A group of Danish researchers, led by Aarhus University graduate student Emil O. W. Kirkegaard, recently publicly released a dataset of nearly 70,000 users of the online dating site OkCupid, including usernames, age, gender, location, what kind of relationship (or sex) they’re interested in, personality traits, and answers to thousands of profiling questions used by the site.
When asked whether the researchers attempted to anonymize the dataset, Kirkegaard replied bluntly: “No. Data is already public.” This sentiment is repeated in the accompanying draft paper, “The OKCupid dataset: A very large public dataset of dating site users,” posted to the online peer-review forums of Open Differential Psychology, an open-access online journal also run by Kirkegaard:
Some may object to the ethics of gathering and releasing this data. However, all the data found in the dataset are or were already publicly available, so releasing this dataset merely presents it in a more useful form.
To those concerned about privacy, research ethics, and the growing practice of publicly releasing large data sets, this logic of “but the data is already public” is an all-too-familiar refrain used to gloss over thorny ethical concerns,.
In response to this problematic data release, CIPR director Michael Zimmer published an editorial in Wired: “OkCupid Study Reveals the Perils Of Big-Data Science” (Wired, May 14, 2016). He states, in part:
The OkCupid data release reminds us that the ethical, research, and regulatory communities must work together to find consensus and minimize harm. We must address the conceptual muddles present in big data research. We must reframe the inherent ethical dilemmas in these projects. We must expand educational and outreach efforts. And we must continue to develop policy guidance focused on the unique challenges of big data studies. That is the only way can ensure innovative research—like the kind Kirkegaard hopes to pursue—can take place while protecting the rights of people an the ethical integrity of research broadly.

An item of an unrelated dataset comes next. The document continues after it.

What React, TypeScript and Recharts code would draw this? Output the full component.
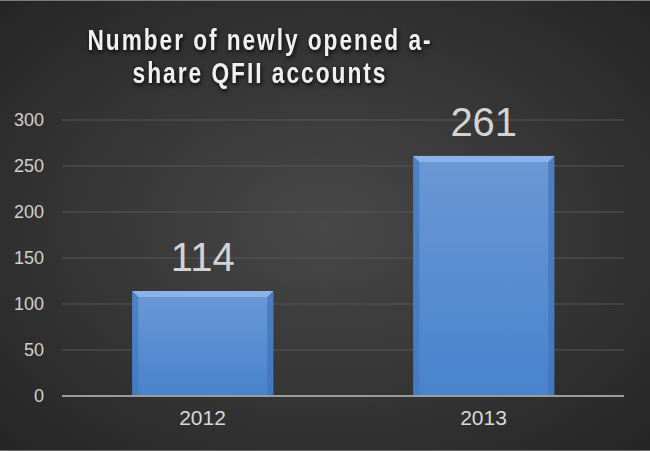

Zimmer also appeared on the WUWM Milwaukee Public Radio show Lake Effect to discuss “Big Data Research Creates Ethical Concerns”, noting that:
So when a researcher like this says, ‘Well this stuff was already public,’ what he kind of really means is like, ‘This stuff was visible to other users who happen to also create a profile,’ and those aren’t the same thing,” says Zimmer. “Psychologically I think it’s important for users when they sign up for this thing to have this assumption, or these set of expectations, that I know this data is kind of public but it’s meant for this community… Doing this kind of research sometimes violates that assumption.